## TO DO:
Find the lines holding the word "with" and collect them.

## DATA LINES:
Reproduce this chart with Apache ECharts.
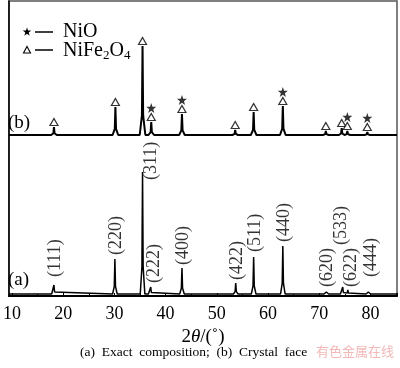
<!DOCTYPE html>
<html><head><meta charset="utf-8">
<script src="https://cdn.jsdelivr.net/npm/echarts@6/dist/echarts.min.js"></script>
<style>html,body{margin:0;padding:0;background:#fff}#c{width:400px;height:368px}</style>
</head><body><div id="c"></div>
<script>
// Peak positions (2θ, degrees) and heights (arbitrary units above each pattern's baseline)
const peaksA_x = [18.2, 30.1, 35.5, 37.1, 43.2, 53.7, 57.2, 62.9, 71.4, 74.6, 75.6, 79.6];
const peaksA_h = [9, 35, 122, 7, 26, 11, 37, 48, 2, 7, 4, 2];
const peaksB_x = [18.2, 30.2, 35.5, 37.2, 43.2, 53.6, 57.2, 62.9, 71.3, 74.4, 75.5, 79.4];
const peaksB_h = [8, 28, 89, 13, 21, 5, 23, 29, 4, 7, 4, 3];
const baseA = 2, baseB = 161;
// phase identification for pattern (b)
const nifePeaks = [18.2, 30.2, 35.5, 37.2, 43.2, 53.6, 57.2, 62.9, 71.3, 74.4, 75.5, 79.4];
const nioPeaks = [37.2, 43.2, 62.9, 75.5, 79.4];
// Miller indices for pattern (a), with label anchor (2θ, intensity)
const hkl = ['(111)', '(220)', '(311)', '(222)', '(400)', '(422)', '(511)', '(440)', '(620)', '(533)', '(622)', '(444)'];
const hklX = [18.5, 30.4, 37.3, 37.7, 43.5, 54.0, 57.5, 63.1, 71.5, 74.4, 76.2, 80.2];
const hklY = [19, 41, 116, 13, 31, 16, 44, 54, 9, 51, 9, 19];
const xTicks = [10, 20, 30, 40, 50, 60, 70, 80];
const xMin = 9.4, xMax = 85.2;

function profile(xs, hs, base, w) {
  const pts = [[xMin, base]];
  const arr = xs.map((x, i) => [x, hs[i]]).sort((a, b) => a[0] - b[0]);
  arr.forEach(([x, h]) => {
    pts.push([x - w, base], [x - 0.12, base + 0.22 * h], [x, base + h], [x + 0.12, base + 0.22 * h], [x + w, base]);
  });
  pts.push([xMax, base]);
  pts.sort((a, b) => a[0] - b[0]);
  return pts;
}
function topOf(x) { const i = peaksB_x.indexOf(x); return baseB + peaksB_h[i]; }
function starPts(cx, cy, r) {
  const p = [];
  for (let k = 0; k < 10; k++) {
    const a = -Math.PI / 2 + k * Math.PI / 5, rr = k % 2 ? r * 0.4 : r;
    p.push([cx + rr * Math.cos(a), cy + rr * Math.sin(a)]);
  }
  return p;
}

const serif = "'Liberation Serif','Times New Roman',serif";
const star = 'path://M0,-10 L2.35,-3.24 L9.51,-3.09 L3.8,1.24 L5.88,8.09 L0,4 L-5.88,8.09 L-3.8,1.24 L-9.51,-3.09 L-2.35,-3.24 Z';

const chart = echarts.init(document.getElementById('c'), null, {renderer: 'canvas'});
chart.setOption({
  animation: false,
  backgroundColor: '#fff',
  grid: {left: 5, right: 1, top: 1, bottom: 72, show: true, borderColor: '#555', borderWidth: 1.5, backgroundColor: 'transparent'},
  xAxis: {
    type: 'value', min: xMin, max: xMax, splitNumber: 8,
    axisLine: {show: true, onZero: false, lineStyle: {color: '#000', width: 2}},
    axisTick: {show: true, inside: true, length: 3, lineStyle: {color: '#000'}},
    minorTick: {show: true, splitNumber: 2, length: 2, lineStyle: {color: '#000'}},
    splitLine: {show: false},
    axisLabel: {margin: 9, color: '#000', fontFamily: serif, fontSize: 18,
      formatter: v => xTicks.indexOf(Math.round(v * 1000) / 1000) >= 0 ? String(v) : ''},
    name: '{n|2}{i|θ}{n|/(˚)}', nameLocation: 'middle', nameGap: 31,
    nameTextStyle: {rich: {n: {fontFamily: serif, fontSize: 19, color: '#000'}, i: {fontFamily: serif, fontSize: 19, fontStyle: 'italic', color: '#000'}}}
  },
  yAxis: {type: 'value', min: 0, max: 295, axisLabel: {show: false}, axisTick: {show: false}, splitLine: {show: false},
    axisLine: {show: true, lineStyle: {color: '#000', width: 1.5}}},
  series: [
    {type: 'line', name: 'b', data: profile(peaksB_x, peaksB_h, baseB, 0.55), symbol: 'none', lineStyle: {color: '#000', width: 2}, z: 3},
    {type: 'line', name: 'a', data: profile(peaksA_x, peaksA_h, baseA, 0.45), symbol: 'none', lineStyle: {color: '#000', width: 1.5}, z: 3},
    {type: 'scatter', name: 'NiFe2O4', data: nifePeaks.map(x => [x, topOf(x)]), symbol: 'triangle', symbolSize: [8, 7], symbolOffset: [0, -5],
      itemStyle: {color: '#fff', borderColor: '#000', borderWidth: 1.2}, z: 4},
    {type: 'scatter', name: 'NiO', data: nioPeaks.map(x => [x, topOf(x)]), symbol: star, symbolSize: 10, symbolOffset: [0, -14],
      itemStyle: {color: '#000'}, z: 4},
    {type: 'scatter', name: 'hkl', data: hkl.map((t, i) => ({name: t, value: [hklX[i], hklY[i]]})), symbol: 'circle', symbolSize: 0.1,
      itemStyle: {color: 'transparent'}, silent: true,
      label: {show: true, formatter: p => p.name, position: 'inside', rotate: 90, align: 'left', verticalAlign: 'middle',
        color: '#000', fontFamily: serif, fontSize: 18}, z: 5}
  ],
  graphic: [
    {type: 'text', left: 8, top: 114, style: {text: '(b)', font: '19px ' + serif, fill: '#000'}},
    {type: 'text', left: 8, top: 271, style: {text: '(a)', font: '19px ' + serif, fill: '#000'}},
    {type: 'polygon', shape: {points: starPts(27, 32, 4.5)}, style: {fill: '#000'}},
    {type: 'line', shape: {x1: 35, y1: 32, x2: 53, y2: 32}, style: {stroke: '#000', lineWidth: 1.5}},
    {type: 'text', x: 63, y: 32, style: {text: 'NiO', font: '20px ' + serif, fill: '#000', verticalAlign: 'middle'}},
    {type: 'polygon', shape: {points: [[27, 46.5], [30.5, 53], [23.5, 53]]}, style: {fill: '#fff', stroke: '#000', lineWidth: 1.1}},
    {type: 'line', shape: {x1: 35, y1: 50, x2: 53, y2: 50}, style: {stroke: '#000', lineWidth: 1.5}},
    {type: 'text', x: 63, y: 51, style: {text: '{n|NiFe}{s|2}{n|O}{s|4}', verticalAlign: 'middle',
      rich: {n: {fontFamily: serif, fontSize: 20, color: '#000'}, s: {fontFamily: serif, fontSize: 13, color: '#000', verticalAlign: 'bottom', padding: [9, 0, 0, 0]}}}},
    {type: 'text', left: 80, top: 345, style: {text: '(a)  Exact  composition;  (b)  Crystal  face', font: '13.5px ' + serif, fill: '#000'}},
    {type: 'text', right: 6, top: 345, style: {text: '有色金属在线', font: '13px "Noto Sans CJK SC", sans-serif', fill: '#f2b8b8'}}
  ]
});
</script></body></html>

## FINISHED EXERCISE:
Reproduce this chart with Apache ECharts.
// Miller indices for pattern (a), with label anchor (2θ, intensity)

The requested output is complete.